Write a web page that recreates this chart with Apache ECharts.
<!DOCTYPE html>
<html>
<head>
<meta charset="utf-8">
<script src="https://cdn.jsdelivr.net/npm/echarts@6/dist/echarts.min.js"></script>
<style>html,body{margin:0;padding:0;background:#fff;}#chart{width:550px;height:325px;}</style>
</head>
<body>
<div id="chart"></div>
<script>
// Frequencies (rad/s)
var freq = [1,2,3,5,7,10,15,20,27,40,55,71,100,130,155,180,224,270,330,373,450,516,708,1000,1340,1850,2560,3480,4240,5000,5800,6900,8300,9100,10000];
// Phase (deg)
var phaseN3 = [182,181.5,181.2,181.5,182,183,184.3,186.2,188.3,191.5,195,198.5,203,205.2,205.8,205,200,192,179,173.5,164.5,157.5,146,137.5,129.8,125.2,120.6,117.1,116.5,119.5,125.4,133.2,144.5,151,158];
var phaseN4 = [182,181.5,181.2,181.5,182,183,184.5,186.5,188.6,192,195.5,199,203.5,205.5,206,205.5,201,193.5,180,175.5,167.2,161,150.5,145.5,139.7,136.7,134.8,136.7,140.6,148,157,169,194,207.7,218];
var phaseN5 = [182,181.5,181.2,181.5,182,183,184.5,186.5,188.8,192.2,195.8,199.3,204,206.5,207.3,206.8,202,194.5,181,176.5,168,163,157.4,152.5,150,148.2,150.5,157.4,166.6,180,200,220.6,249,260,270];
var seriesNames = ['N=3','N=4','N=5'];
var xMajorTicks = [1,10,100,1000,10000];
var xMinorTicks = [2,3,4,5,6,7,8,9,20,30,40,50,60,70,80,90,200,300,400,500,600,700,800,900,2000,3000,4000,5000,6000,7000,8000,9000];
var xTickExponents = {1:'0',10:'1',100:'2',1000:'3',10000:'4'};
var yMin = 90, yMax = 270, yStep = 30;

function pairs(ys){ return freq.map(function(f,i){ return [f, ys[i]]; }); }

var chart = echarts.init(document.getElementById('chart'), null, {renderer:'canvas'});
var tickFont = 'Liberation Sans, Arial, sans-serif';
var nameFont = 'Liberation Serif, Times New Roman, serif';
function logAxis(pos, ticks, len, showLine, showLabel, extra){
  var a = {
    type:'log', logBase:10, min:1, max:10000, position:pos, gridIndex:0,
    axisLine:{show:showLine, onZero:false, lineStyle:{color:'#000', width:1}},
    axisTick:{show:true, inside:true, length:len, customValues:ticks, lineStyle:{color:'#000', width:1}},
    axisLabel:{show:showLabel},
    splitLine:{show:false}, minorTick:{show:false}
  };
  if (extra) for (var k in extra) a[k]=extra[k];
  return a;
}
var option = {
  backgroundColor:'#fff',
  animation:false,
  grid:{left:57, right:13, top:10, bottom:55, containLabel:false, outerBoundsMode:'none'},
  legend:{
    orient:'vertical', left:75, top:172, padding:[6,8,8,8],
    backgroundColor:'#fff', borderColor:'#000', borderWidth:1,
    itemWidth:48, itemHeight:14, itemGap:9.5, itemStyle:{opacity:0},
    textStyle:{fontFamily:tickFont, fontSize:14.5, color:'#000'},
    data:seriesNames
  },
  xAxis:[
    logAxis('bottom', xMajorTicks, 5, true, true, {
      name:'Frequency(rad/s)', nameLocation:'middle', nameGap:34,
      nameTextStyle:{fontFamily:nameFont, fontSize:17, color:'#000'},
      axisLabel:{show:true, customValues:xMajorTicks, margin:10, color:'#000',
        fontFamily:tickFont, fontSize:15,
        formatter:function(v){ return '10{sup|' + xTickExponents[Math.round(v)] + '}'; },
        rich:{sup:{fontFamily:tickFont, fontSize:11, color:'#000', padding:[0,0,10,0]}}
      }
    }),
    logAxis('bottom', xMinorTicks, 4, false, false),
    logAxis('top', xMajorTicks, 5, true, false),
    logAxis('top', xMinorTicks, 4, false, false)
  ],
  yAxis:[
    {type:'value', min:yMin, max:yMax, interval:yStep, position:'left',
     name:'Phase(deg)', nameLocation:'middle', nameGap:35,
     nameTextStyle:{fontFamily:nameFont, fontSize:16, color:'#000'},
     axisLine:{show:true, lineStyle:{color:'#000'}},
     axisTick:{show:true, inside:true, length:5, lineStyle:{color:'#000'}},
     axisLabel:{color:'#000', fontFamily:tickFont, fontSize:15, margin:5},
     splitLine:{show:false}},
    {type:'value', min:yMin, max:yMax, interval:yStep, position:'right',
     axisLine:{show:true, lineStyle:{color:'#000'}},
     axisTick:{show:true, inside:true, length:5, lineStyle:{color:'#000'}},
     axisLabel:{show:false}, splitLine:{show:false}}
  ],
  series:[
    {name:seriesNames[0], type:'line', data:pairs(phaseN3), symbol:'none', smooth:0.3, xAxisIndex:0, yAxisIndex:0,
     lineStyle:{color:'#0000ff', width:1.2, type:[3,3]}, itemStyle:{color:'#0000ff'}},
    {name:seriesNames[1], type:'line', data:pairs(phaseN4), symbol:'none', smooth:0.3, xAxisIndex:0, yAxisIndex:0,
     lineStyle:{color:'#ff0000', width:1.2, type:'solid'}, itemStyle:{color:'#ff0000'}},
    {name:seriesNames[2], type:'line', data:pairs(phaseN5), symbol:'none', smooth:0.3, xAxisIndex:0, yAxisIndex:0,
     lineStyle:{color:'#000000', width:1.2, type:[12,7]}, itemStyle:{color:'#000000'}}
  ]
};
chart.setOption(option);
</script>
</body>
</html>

*The problem*:
Copy all of the data. Keep every word exactly as it is.

*Task response*:
Write a web page that recreates this chart with Apache ECharts.
<!DOCTYPE html>
<html>
<head>
<meta charset="utf-8">
<script src="https://cdn.jsdelivr.net/npm/echarts@6/dist/echarts.min.js"></script>
<style>html,body{margin:0;padding:0;background:#fff;}#chart{width:550px;height:325px;}</style>
</head>
<body>
<div id="chart"></div>
<script>
// Frequencies (rad/s)
var freq = [1,2,3,5,7,10,15,20,27,40,55,71,100,130,155,180,224,270,330,373,450,516,708,1000,1340,1850,2560,3480,4240,5000,5800,6900,8300,9100,10000];
// Phase (deg)
var phaseN3 = [182,181.5,181.2,181.5,182,183,184.3,186.2,188.3,191.5,195,198.5,203,205.2,205.8,205,200,192,179,173.5,164.5,157.5,146,137.5,129.8,125.2,120.6,117.1,116.5,119.5,125.4,133.2,144.5,151,158];
var phaseN4 = [182,181.5,181.2,181.5,182,183,184.5,186.5,188.6,192,195.5,199,203.5,205.5,206,205.5,201,193.5,180,175.5,167.2,161,150.5,145.5,139.7,136.7,134.8,136.7,140.6,148,157,169,194,207.7,218];
var phaseN5 = [182,181.5,181.2,181.5,182,183,184.5,186.5,188.8,192.2,195.8,199.3,204,206.5,207.3,206.8,202,194.5,181,176.5,168,163,157.4,152.5,150,148.2,150.5,157.4,166.6,180,200,220.6,249,260,270];
var seriesNames = ['N=3','N=4','N=5'];
var xMajorTicks = [1,10,100,1000,10000];
var xMinorTicks = [2,3,4,5,6,7,8,9,20,30,40,50,60,70,80,90,200,300,400,500,600,700,800,900,2000,3000,4000,5000,6000,7000,8000,9000];
var xTickExponents = {1:'0',10:'1',100:'2',1000:'3',10000:'4'};
var yMin = 90, yMax = 270, yStep = 30;

function pairs(ys){ return freq.map(function(f,i){ return [f, ys[i]]; }); }

var chart = echarts.init(document.getElementById('chart'), null, {renderer:'canvas'});
var tickFont = 'Liberation Sans, Arial, sans-serif';
var nameFont = 'Liberation Serif, Times New Roman, serif';
function logAxis(pos, ticks, len, showLine, showLabel, extra){
  var a = {
    type:'log', logBase:10, min:1, max:10000, position:pos, gridIndex:0,
    axisLine:{show:showLine, onZero:false, lineStyle:{color:'#000', width:1}},
    axisTick:{show:true, inside:true, length:len, customValues:ticks, lineStyle:{color:'#000', width:1}},
    axisLabel:{show:showLabel},
    splitLine:{show:false}, minorTick:{show:false}
  };
  if (extra) for (var k in extra) a[k]=extra[k];
  return a;
}
var option = {
  backgroundColor:'#fff',
  animation:false,
  grid:{left:57, right:13, top:10, bottom:55, containLabel:false, outerBoundsMode:'none'},
  legend:{
    orient:'vertical', left:75, top:172, padding:[6,8,8,8],
    backgroundColor:'#fff', borderColor:'#000', borderWidth:1,
    itemWidth:48, itemHeight:14, itemGap:9.5, itemStyle:{opacity:0},
    textStyle:{fontFamily:tickFont, fontSize:14.5, color:'#000'},
    data:seriesNames
  },
  xAxis:[
    logAxis('bottom', xMajorTicks, 5, true, true, {
      name:'Frequency(rad/s)', nameLocation:'middle', nameGap:34,
      nameTextStyle:{fontFamily:nameFont, fontSize:17, color:'#000'},
      axisLabel:{show:true, customValues:xMajorTicks, margin:10, color:'#000',
        fontFamily:tickFont, fontSize:15,
        formatter:function(v){ return '10{sup|' + xTickExponents[Math.round(v)] + '}'; },
        rich:{sup:{fontFamily:tickFont, fontSize:11, color:'#000', padding:[0,0,10,0]}}
      }
    }),
    logAxis('bottom', xMinorTicks, 4, false, false),
    logAxis('top', xMajorTicks, 5, true, false),
    logAxis('top', xMinorTicks, 4, false, false)
  ],
  yAxis:[
    {type:'value', min:yMin, max:yMax, interval:yStep, position:'left',
     name:'Phase(deg)', nameLocation:'middle', nameGap:35,
     nameTextStyle:{fontFamily:nameFont, fontSize:16, color:'#000'},
     axisLine:{show:true, lineStyle:{color:'#000'}},
     axisTick:{show:true, inside:true, length:5, lineStyle:{color:'#000'}},
     axisLabel:{color:'#000', fontFamily:tickFont, fontSize:15, margin:5},
     splitLine:{show:false}},
    {type:'value', min:yMin, max:yMax, interval:yStep, position:'right',
     axisLine:{show:true, lineStyle:{color:'#000'}},
     axisTick:{show:true, inside:true, length:5, lineStyle:{color:'#000'}},
     axisLabel:{show:false}, splitLine:{show:false}}
  ],
  series:[
    {name:seriesNames[0], type:'line', data:pairs(phaseN3), symbol:'none', smooth:0.3, xAxisIndex:0, yAxisIndex:0,
     lineStyle:{color:'#0000ff', width:1.2, type:[3,3]}, itemStyle:{color:'#0000ff'}},
    {name:seriesNames[1], type:'line', data:pairs(phaseN4), symbol:'none', smooth:0.3, xAxisIndex:0, yAxisIndex:0,
     lineStyle:{color:'#ff0000', width:1.2, type:'solid'}, itemStyle:{color:'#ff0000'}},
    {name:seriesNames[2], type:'line', data:pairs(phaseN5), symbol:'none', smooth:0.3, xAxisIndex:0, yAxisIndex:0,
     lineStyle:{color:'#000000', width:1.2, type:[12,7]}, itemStyle:{color:'#000000'}}
  ]
};
chart.setOption(option);
</script>
</body>
</html>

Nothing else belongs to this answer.